The participants will affirm their commitment to the two state solution, emphasizing that it is the only solution which could guarantee peace and security to Israel, the Palestinians and the region. It will refer to UN Security Council Resolution 2334, Security Council Resolution 242 (adopted after the Six Day War), Security Council Resolution 339 (adopted to bring an end to the Yom Kippur War), the 2002 Arab Peace Initiative and the latest Quartet report from July 2016 regarding the basis for a two-state process.
For the moment, it seems that France would rather not include the issue of two capitals within the statement, and would stick with the 1967 armistice lines for the two-state formula. Still, this issue will be discussed at a last-minute meeting of senior officials before the conference on Saturday, where the statement draft will be finalized.

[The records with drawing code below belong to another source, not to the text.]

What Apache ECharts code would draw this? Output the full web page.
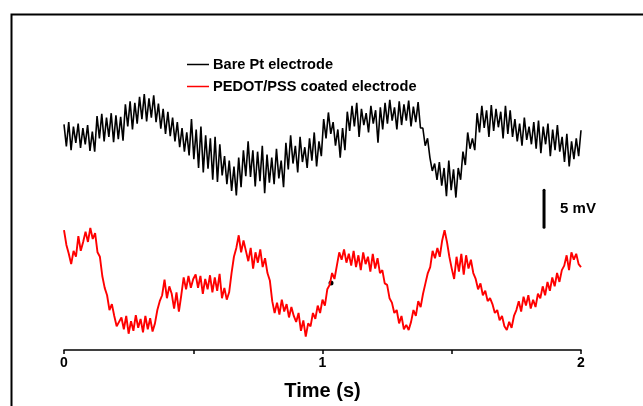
<!DOCTYPE html>
<html>
<head>
<meta charset="utf-8">
<script src="https://cdn.jsdelivr.net/npm/echarts@6/dist/echarts.min.js"></script>
<style>html,body{margin:0;padding:0;background:#fff}#c{width:643px;height:406px}</style>
</head>
<body>
<div id="c"></div>
<script>
// Time span (s) and tick labels
const timeRange = [0, 2];
const tickLabels = ['0', '1', '2'];
const seriesNames = ['Bare Pt electrode', 'PEDOT/PSS coated electrode'];

// Bare Pt electrode signal (mV, uniformly sampled over 0-2 s)
const bareSignal = [
30.5,27.5,30.8,27.0,30.2,28.0,30.6,27.3,30.0,27.8,30.4,26.9,
29.5,26.8,
31.6,28.6,31.9,28.2,31.4,28.8,32.0,28.1,31.7,28.5,31.5,28.3,
33.2,30.2,33.6,29.8,33.4,30.6,
34.2,31.2,34.6,30.9,34.0,31.4,34.4,30.8,
33.3,29.9,32.6,29.2,32.2,28.9,
31.4,28.2,30.8,27.4,30.0,26.8,29.4,26.3,
31.2,25.8,29.8,24.6,30.2,24.0,
29.0,24.5,28.6,23.0,28.8,22.7,
27.8,23.6,26.2,22.4,25.6,21.5,24.8,20.9,26.0,22.0,27.0,23.5,
28.2,23.4,27.0,22.1,26.8,22.8,27.6,21.2,26.4,22.6,
26.0,22.4,27.2,23.2,25.6,22.0,
28.0,24.4,29.0,25.2,27.6,24.0,28.8,25.4,27.4,24.6,
28.6,25.6,29.4,24.8,28.2,26.2,
31.2,28.6,32.1,29.2,30.8,27.6,
29.8,26.0,30.0,27.0,
32.2,29.6,33.0,30.2,33.4,28.8,32.6,30.4,32.0,29.4,
33.0,30.6,32.4,28.0,32.8,29.8,
33.4,30.6,33.8,31.0,32.8,29.8,33.6,30.4,33.2,31.0,33.7,30.2,32.9,30.8,33.5,30.0,
30.0,27.6,28.6,
26.0,24.2,25.2,23.0,
25.4,22.2,24.6,20.8,25.6,21.6,24.4,20.6,
24.6,23.0,26.8,25.0,
29.4,27.2,28.6,27.0,
32.0,29.4,33.0,30.0,32.4,28.8,33.1,29.6,32.6,30.1,32.2,28.6,33.0,29.2,32.4,28.8,
31.2,28.2,30.6,27.6,31.4,28.4,30.2,27.8,
30.8,27.2,31.0,26.6,30.2,27.8,30.6,26.2,29.8,27.0,30.4,26.8,
28.8,25.4,29.2,24.8,28.2,25.8,28.6,26.2,29.7
];

// PEDOT/PSS coated electrode signal (mV, uniformly sampled over 0-2 s)
const pedotSignal = [
16.2,14.2,
13.0,11.6,
13.4,12.6,
15.4,13.4,14.6,
16.0,14.6,16.5,15.0,
15.8,13.2,
12.6,10.0,
8.4,
7.4,5.4,6.2,
4.6,3.2,3.8,
4.4,2.8,4.6,2.2,3.9,2.6,4.7,3.0,4.2,2.4,4.6,2.8,4.3,2.5,
3.6,5.4,6.6,
7.4,9.5,7.0,8.6,
7.6,5.6,7.8,5.2,
7.4,9.8,8.2,10.0,8.4,9.6,
10.2,8.4,10.0,7.6,9.6,8.2,10.1,7.8,9.8,8.0,10.3,
7.0,8.4,6.8,
7.8,10.4,12.6,13.8,
15.5,13.2,14.8,
13.4,12.0,13.8,11.0,13.2,11.8,13.6,11.2,12.4,
10.4,9.4,
6.6,5.0,6.4,4.8,6.8,5.2,6.2,4.4,5.8,4.6,
3.8,5.0,2.6,4.0,1.8,3.6,
3.2,5.0,4.2,6.0,5.0,6.8,6.0,8.2,
8.8,10.4,9.6,11.4,
13.2,12.2,13.6,11.8,
13.0,11.4,13.4,11.2,12.8,10.8,13.2,11.6,12.6,10.6,13.0,11.0,12.4,10.4,
10.8,9.0,8.8,7.0,6.4,5.0,
5.4,3.6,4.6,2.8,3.4,2.7,
3.8,5.4,4.6,6.6,5.8,7.6,
9.0,10.4,11.2,
13.4,12.4,13.8,12.6,
14.8,16.2,14.6,
12.6,11.0,9.6,
12.6,10.6,13.0,10.2,12.8,11.0,12.2,10.4,
9.6,8.2,9.0,7.4,8.0,6.6,7.0,
6.2,5.0,5.4,4.0,4.6,3.2,
2.7,3.8,3.0,4.6,
5.4,6.6,5.2,7.2,6.0,7.4,5.6,6.8,5.8,7.6,
7.0,8.6,7.4,9.2,8.0,9.8,8.6,10.4,9.2,10.8,
11.4,12.8,10.8,13.2,
12.2,13.0,11.6,11.2
];

// Scale bar: 5 mV at t = 1.857 s, from 16.6 mV up
const scaleBarTime = [1.857, 1.857];
const scaleBarValue = [16.6, 21.6];
const scaleBarText = '5 mV';
// Stray black dot on the red trace
const dotPoint = [1.033, 9.05];

function toXY(arr) {
  const n = arr.length;
  return arr.map((v, i) => [timeRange[0] + (timeRange[1] - timeRange[0]) * i / (n - 1), v]);
}

const FONT = '"Liberation Sans", Arial, Helvetica, sans-serif';
const chart = echarts.init(document.getElementById('c'), null, {renderer: 'canvas'});
chart.setOption({
  animation: false,
  backgroundColor: '#fff',
  textStyle: {fontFamily: FONT},
  graphic: [{
    type: 'rect', left: 9, top: 12, silent: true,
    shape: {x: 0, y: 0, width: 700, height: 500},
    style: {fill: 'none', stroke: '#000', lineWidth: 2}
  }],
  legend: {
    data: seriesNames,
    orient: 'vertical',
    left: 182, top: 52,
    icon: 'rect', itemWidth: 22, itemHeight: 1.5, itemGap: 7,
    textStyle: {fontFamily: FONT, fontWeight: 'bold', fontSize: 14.6, color: '#000', padding: [0, 0, 0, -1]}
  },
  grid: {left: 64, right: 62, top: 54, bottom: 56},
  xAxis: {
    type: 'value', min: 0, max: 2, interval: 0.5,
    name: 'Time (s)', nameLocation: 'middle', nameGap: 31,
    nameTextStyle: {fontFamily: FONT, fontWeight: 'bold', fontSize: 20, color: '#000'},
    axisLine: {show: true, lineStyle: {color: '#000', width: 1.5}},
    axisTick: {show: true, length: 4, lineStyle: {color: '#000', width: 1.5}},
    splitLine: {show: false},
    axisLabel: {
      margin: 6, fontFamily: FONT, fontWeight: 'bold', fontSize: 14, color: '#000',
      formatter: v => (Number.isInteger(v) ? tickLabels[v] : '')
    }
  },
  yAxis: {type: 'value', min: 0, max: 40, show: false},
  series: [
    {name: seriesNames[0], type: 'line', data: toXY(bareSignal), symbol: 'none',
     lineStyle: {color: '#000', width: 1.6}, itemStyle: {color: '#000'}},
    {name: seriesNames[1], type: 'line', data: toXY(pedotSignal), symbol: 'none',
     lineStyle: {color: '#ff0000', width: 1.9}, itemStyle: {color: '#ff0000'}},
    {name: 'scale', type: 'line', symbol: 'none',
     data: scaleBarTime.map((t, i) => [t, scaleBarValue[i]]),
     lineStyle: {color: '#000', width: 3, cap: 'round'}},
    {name: 'scaleText', type: 'scatter', symbolSize: 0,
     itemStyle: {opacity: 1, color: '#000'},
     data: [[scaleBarTime[0], (scaleBarValue[0] + scaleBarValue[1]) / 2]],
     label: {show: true, position: 'right', distance: 16, formatter: scaleBarText, opacity: 1,
             fontFamily: FONT, fontWeight: 'bold', fontSize: 15, color: '#000'}},
    {name: 'dot', type: 'scatter', symbolSize: 5, data: [dotPoint], itemStyle: {color: '#000', opacity: 1}}
  ]
});
</script>
</body>
</html>
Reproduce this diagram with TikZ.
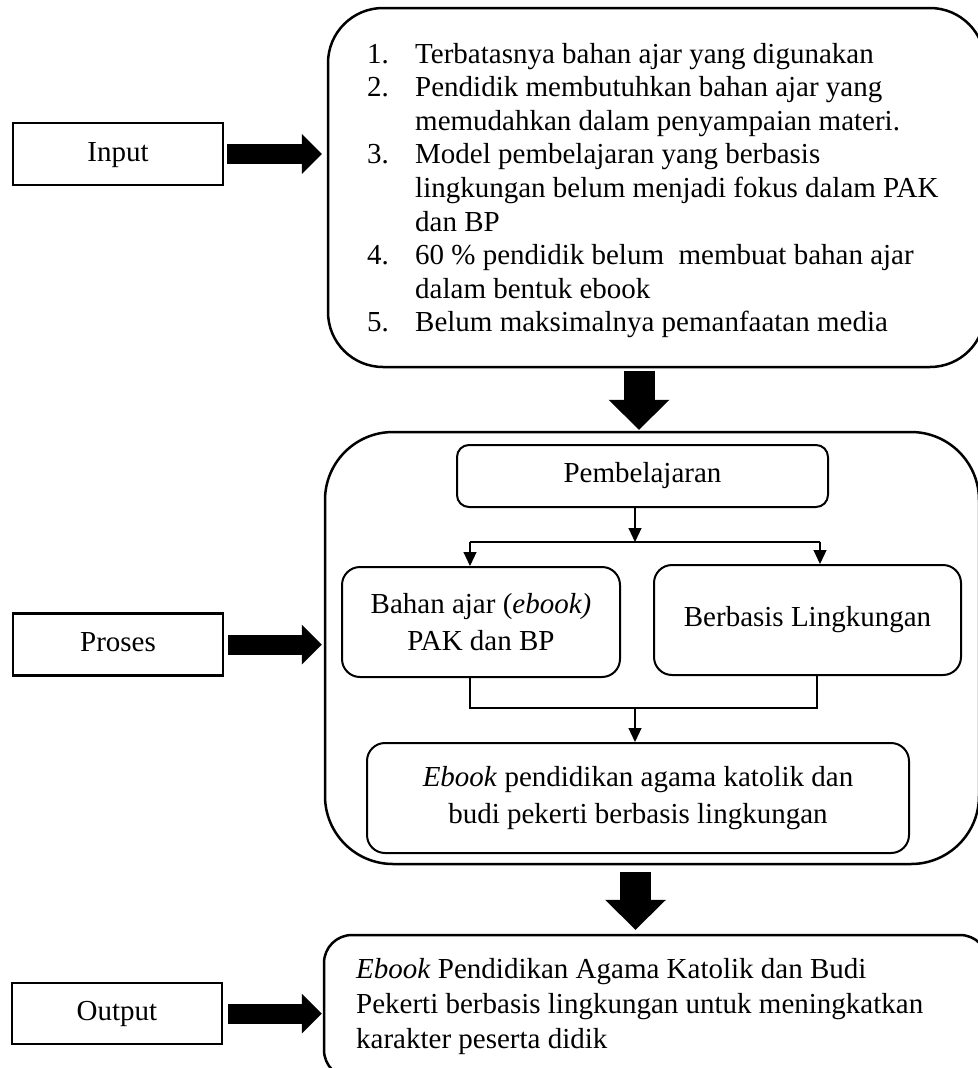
\documentclass[tikz,border=0pt]{standalone}
\usepackage{fontspec}
\setmainfont{Liberation Serif}
\usetikzlibrary{arrows.meta}
\begin{document}
\begin{tikzpicture}[x=1pt,y=-1pt,
  every node/.style={font=\fontsize{29}{37}\selectfont},
  lbl/.style={draw, line width=2.3pt, minimum width=210pt, minimum height=62pt, inner sep=0pt, text height=20pt, text depth=6pt},
  outerbox/.style={draw, line width=2.5pt, inner sep=0pt},
  innerbox/.style={draw, line width=2pt, rounded corners=18pt, inner sep=0pt, align=center},
  txt/.style={anchor=base west, inner sep=0pt},
  conn/.style={line width=1.1pt},
  tarrow/.style={conn, -{Triangle[length=14pt,width=13pt]}},
  sidearrow/.style={line width=20pt, -{Triangle[length=20pt,width=40pt,line width=0pt]}},
  downarrow/.style={line width=31pt, -{Triangle[length=30pt,width=61pt,line width=0pt]}},
]
\fill[white] (0,0) rectangle (977,1068);
\useasboundingbox (0,0) rectangle (977,1068);

% left labels
\node[lbl] (inp) at (118,154) {Input};
\node[lbl] (pro) at (118,644.5) {Proses};
\node[lbl, minimum height=61pt] (outl) at (117,1013.5) {Output};

% top box
\node[outerbox, rounded corners=55pt, minimum width=657pt, minimum height=359pt] (topbox) at (656.5,187.5) {};
\node[txt] (n1) at (367,63) {1.};
\node[txt] (l1) at (415,63) {Terbatasnya bahan ajar yang digunakan};
\node[txt] (n2) at (367,96.6) {2.};
\node[txt] (l2) at (415,96.6) {Pendidik membutuhkan bahan ajar yang};
\node[txt] (l3) at (415,130.2) {memudahkan dalam penyampaian materi.};
\node[txt] (n3) at (367,163.8) {3.};
\node[txt] (l4) at (415,163.8) {Model pembelajaran yang berbasis};
\node[txt] (l5) at (415,197.4) {lingkungan belum menjadi fokus dalam PAK};
\node[txt] (l6) at (415,231) {dan BP};
\node[txt] (n4) at (367,264.6) {4.};
\node[txt] (l7) at (415,264.6) {60 \% pendidik belum~ membuat bahan ajar};
\node[txt] (l8) at (415,298.2) {dalam bentuk ebook};
\node[txt] (n5) at (367,331.8) {5.};
\node[txt] (l9) at (415,331.8) {Belum maksimalnya pemanfaatan media};

% middle box
\node[outerbox, rounded corners=68pt, minimum width=654pt, minimum height=432pt] (midbox) at (652,648) {};
\node[innerbox, rounded corners=12pt, minimum width=371pt, minimum height=62pt] (pem) at (642.5,476) {Pembelajaran};
\node[innerbox, minimum width=278pt, minimum height=110pt] (bahan) at (481,622) {Bahan ajar (\textit{ebook)}\\PAK dan BP};
\node[innerbox, minimum width=307pt, minimum height=110pt] (berb) at (807.5,620) {Berbasis Lingkungan};
\node[innerbox, minimum width=542pt, minimum height=110pt] (ebook) at (638,798) {\textit{Ebook} pendidikan agama katolik dan\\budi pekerti berbasis lingkungan};

% output box
\node[outerbox, rounded corners=28pt, minimum width=664pt, minimum height=143pt] (outbox) at (656,1006.5) {};
\node[txt] (o1) at (356,978) {\textit{Ebook} Pendidikan Agama Katolik dan Budi};
\node[txt] (o2) at (356,1013) {Pekerti berbasis lingkungan untuk meningkatkan};
\node[txt] (o3) at (356,1048) {karakter peserta didik};

% block arrows
\draw[sidearrow, shorten <=3pt, shorten >=5pt] (inp.east) -- (inp.east -| topbox.west);
\draw[sidearrow, shorten <=4pt, shorten >=2pt] (pro.east) -- (pro.east -| midbox.west);
\draw[sidearrow, shorten <=5pt, shorten >=1pt] (outl.east) -- (outl.east -| outbox.west);
\coordinate (d1) at (639,0);
\draw[downarrow, shorten <=3pt, shorten >=1pt] (d1 |- topbox.south) -- (d1 |- midbox.north);
\coordinate (d2) at (635.5,0);
\draw[downarrow, shorten <=7pt, shorten >=4pt] (d2 |- midbox.south) -- (d2 |- outbox.north);

% thin connectors
\coordinate (j) at (635,542);
\coordinate (jl) at (470,542);
\coordinate (jr) at (820,542);
\draw[tarrow] (pem.south -| j) -- (j);
\draw[conn] (jl) -- (jr);
\draw[tarrow] (jl) -- (jl |- bahan.north);
\draw[tarrow] (jr) -- (jr |- berb.north);
\coordinate (k) at (635,708);
\coordinate (kl) at (470,708);
\coordinate (kr) at (817,708);
\draw[conn] (kl |- bahan.south) -- (kl) -- (kr) -- (kr |- berb.south);
\draw[tarrow] (k) -- (k |- ebook.north);
\end{tikzpicture}
\end{document}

The benefit package proposed to both sides is less controversial, and is expected to include three major elements including a call for both sides to open civil society dialogue channels, with an international civil society stakeholders forum in the near future; a concrete commitment by several countries to work with the Palestinians on governing and institution capacity building projects (several such projects were discussed in recent months), based on the Palestinian Statehood Strategy paper; and economic incentives, including the encouragement of private investments in the Palestinian Authority, and the possibility of upgrading Israeli and Palestinian economic relations with the European Union market.
This last element is actually the conference’s strongest card vis-à-vis Israel, offering Jerusalem and Ramallah the status of “privileged partners,” thus taking the trade association agreement between Israel and the EU to the highest level possible for non-EU member states.
Ambassador to France Aliza Bin-Noun told The Jerusalem Post that Israel will not cede to pressure from the international community.
“France is positioning itself as a principle player on the global arena, garnering both international and domestic dividends over this conference. But we have seen how the international community operates vis-à-vis Israel; with two anti-Israeli decisions at UNESCO, UN Security Council Resolution 2234 and different decisions by the UN Human Rights Committee in Geneva. This conference will not advance the two-state solution,” she said.